(21 may 2006)
three nights ago, after much hoopla and an unprecedented “very very long wait” on netflix, i made some fry rye, kept the diet cokes coming, curled up on the red couch and prepared to be dazzled. at long last i saw grey gardens. and now i know: this is the film they show in hell.
it’s a “cult classic.” apparently people in artsy circles laugh over and love this movie. in the special features, there’s todd oldham beaming as he joyously recalls his first 15 viewings. but beneath the camp, lie extremes of familial desperation and devotion on a tragic, alarmingly intimate scale that nearly sapped my will to live. as the mayles brothers’ cameras follow little edie’s fishnet clad legs up the darkened, trash-filled stairwell- the cats scattering out of her way- it’s hard not to remember but for a twist of fate, this could be your grandmother, your aunt, you.
i don’t exactly relish stark portraits of explicitly female eccentricity- most especially in documentaries. we’re supposed to laugh and be charmed but it’s not particularly charming or funny. feminine regret is even worse. it’s fatal. everything you live through makes you you, as you are today. even the accidents, the bad choices, the things you did as well as the things you didn’t. everything. it falls together into you.
grey gardens is an unflinching hour and a half of two women trapped alone together in regret. obsessive, oppressive, life-long, inescapable regret. a dramedy unfolding within a decaying mansion drenched in cat pee. fun times.
big edie was once a gorgeous singer. now her voice is scratchy, her glassy blue eyes are dulled by cataracts. little edie wanted to be an actress, a dancer, a star. now she’s little more than a zany caretaker. big edie says little edie made the choice to return to her, while little edie makes it clear she’d rather be anywhere else: “in here i’m just, you know, mother’s little daughter.” out there, who knows what she might have become.

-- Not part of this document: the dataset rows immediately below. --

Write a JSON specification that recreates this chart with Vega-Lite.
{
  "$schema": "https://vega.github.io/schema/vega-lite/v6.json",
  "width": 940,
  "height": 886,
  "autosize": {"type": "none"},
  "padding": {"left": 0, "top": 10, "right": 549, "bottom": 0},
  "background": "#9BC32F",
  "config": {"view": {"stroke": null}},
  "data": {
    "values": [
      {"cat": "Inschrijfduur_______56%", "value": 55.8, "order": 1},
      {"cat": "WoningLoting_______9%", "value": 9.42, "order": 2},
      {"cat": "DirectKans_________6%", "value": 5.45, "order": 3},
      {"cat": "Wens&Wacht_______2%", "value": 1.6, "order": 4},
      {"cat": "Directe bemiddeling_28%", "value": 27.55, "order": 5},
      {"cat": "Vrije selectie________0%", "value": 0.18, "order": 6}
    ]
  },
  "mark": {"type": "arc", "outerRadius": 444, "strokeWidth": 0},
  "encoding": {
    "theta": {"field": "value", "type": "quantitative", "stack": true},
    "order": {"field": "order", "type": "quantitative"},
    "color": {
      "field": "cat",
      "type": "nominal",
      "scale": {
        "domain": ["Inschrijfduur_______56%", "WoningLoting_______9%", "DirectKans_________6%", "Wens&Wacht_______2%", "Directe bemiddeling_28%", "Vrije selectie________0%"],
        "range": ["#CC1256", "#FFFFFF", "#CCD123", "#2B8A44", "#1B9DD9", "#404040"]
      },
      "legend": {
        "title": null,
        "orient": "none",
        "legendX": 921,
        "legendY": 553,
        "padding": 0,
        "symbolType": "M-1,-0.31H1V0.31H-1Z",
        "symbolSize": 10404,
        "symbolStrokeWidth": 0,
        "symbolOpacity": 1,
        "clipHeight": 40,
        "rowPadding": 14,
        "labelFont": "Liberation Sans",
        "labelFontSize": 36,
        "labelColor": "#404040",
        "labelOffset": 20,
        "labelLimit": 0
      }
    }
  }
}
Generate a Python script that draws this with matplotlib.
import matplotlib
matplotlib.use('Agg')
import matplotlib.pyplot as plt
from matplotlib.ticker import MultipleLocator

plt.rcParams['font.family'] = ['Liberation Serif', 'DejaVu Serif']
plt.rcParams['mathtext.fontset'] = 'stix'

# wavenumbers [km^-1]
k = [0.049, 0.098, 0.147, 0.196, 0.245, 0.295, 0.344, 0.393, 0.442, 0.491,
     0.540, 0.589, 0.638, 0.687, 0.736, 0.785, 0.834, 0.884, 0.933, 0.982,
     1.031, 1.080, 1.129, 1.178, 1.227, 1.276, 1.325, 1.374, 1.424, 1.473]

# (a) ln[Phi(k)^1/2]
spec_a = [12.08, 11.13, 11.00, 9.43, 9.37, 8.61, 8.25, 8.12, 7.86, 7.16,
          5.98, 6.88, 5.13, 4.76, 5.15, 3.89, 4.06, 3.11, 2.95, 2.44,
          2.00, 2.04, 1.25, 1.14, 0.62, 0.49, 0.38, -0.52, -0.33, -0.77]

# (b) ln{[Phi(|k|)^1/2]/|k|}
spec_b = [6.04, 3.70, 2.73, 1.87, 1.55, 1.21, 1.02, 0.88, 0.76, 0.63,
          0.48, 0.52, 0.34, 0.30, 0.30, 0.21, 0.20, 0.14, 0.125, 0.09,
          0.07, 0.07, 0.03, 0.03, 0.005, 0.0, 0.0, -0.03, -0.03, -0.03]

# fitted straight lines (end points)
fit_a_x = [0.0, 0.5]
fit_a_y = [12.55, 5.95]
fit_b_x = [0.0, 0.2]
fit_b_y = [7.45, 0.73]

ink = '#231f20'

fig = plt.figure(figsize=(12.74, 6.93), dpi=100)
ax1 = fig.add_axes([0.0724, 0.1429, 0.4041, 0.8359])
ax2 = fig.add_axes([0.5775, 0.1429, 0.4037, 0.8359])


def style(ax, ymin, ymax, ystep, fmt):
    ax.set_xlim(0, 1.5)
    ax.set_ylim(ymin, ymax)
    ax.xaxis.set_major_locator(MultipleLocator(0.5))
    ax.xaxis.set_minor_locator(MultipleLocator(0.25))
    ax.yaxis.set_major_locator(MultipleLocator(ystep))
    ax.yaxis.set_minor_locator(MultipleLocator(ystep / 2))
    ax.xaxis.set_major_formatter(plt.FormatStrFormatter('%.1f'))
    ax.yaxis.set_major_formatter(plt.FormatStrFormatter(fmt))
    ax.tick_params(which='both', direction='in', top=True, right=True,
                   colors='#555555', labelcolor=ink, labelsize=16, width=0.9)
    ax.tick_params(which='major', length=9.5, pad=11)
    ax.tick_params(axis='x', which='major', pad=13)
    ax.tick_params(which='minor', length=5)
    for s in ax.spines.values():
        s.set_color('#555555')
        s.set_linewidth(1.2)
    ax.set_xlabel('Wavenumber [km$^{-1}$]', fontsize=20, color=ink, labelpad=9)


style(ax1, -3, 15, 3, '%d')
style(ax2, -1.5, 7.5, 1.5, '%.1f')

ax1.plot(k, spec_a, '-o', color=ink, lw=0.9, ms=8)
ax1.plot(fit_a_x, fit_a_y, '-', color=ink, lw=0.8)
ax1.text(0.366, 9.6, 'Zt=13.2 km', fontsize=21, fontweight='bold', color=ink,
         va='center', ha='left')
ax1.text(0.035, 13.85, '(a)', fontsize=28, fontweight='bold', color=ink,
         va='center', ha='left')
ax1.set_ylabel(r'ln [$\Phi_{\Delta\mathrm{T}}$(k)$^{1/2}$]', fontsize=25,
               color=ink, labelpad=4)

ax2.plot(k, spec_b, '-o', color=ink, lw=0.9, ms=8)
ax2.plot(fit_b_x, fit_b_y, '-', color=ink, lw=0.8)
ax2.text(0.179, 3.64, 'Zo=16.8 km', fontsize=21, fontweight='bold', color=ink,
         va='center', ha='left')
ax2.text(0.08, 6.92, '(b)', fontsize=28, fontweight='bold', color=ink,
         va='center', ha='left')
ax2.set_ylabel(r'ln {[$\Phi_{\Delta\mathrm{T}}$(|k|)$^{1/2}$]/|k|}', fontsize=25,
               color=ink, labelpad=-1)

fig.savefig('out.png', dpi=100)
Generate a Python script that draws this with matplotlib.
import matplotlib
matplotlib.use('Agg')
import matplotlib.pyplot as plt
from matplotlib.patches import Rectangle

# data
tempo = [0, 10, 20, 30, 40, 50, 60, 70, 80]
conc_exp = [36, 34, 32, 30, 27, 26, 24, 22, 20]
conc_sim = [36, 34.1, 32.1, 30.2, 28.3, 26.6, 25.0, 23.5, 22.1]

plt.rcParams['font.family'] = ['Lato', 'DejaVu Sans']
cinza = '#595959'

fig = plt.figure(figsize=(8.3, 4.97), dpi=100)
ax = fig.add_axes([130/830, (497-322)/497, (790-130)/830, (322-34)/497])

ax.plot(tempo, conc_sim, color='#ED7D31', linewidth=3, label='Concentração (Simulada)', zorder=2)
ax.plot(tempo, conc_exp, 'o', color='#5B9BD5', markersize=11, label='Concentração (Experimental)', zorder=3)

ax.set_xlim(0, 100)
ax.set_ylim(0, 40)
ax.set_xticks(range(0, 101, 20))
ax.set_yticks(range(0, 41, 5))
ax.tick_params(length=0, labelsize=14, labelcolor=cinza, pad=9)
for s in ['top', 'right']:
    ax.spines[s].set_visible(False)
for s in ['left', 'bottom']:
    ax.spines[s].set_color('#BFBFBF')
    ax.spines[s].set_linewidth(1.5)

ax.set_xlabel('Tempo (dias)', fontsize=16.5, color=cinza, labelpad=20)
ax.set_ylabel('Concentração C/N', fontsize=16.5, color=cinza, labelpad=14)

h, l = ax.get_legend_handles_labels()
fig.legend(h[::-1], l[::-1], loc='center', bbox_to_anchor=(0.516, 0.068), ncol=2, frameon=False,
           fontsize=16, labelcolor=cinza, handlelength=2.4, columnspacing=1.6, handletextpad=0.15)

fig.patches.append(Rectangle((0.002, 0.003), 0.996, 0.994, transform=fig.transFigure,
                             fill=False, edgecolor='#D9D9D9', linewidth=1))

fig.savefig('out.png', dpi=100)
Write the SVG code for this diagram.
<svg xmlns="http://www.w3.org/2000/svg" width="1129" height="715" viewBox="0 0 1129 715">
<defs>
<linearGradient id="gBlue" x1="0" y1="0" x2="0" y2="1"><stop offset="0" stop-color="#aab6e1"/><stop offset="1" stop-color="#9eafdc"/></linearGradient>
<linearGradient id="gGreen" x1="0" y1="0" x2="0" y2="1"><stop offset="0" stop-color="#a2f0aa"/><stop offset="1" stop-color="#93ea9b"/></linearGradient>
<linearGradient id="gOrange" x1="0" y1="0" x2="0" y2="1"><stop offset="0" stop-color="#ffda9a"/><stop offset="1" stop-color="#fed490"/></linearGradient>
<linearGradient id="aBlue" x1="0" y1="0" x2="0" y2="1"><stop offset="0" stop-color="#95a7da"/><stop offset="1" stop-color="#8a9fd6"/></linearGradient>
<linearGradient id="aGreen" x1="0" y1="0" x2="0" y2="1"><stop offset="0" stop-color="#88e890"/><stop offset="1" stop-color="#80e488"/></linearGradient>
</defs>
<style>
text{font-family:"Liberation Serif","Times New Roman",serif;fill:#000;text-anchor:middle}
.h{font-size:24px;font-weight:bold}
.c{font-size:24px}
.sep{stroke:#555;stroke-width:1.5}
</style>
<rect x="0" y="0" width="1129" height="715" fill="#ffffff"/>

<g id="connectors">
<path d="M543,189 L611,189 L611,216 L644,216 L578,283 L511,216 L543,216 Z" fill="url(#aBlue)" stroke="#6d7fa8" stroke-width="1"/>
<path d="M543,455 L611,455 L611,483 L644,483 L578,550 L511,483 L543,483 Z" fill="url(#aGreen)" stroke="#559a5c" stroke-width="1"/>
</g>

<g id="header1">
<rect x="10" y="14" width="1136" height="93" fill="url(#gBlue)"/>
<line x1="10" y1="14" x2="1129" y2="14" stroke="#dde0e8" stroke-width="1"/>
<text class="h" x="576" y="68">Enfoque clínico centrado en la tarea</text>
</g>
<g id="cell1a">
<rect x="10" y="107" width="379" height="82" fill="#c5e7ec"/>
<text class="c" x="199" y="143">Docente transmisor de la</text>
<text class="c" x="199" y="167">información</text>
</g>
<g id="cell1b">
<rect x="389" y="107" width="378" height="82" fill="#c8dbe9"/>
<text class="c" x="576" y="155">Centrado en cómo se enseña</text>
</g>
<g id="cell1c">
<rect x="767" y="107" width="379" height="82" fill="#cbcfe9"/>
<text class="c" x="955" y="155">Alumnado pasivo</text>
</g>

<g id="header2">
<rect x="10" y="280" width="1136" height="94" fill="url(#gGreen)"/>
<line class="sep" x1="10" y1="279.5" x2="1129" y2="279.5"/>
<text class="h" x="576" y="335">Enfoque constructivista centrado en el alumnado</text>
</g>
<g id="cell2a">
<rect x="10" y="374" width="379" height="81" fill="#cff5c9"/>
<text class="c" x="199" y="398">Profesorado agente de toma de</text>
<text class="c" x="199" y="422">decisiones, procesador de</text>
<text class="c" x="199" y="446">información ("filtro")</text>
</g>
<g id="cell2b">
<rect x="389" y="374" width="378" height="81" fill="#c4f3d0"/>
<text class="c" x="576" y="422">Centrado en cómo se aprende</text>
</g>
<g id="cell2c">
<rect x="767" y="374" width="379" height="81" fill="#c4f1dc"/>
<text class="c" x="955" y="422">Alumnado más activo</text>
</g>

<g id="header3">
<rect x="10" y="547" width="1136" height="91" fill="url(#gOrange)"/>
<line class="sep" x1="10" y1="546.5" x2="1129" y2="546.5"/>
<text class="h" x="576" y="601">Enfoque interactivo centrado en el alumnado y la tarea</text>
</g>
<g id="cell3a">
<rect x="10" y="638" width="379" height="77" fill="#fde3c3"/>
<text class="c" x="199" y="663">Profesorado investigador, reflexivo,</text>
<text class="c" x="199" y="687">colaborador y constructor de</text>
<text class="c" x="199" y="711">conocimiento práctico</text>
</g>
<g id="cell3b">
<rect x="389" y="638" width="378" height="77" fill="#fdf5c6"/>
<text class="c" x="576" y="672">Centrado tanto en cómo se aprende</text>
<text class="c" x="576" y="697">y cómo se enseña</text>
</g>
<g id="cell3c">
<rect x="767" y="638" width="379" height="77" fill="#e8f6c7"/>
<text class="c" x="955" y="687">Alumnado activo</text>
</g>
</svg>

just tacking up a picture, little edie concludes: “i’ve got the saddest life.” it’s supposed to be evidence of her cutting wit, but in light of her self-consciousness- the constant tugging on her headcovering and checking of her cleopatra make-up and primping of her painted-on eyebrows- it isn’t funny. we’re watching a thwarted actress acting her heart out. yet, because she looks incredibly uncomfortable in the camera’s glare, it doesn’t seem like acting. it seems real. which is terribly sad.
but the edies love one another and despite her fierce anger, little edie admits that the woman who just told her “everything is perfectly disgusting on account of you,” is actually “a lot of fun.” she says, “i hope she doesn’t die.” we know she died less than a year later. we know that edie would live on for 26 years. alone. and even with music, art, and dance, in little edie’s words, “raccoons and cats become a little bit boring. i mean for too long a time.”
so just for a glimmer of a moment, grey gardens kind of scared me. i thought: i have a cat! i could easily have 27! i think raccoons are cute! i wear florals with plaids! i’m single! i love my mum! am i doomed? i know i’m not. but the next morning, just after stepping out of the shower and donning pink leopard-print houseshoes, a red kimono, and wrapping my hair in a lime green towel, a telemarketer called. he cheerily inquired, “ma’am, may i please speak with the male head of the household?” alarmed by this unexpected discrimination, i indignantly replied- a little too loudly and in an unexpectedly spitfire tone- “i’m the only head in this household!” and promptly hung up.
i stood there, a staunch woman in a revolutionary outfit, laughing. my cat smiled. in the end, it’s probably worth the very very long wait.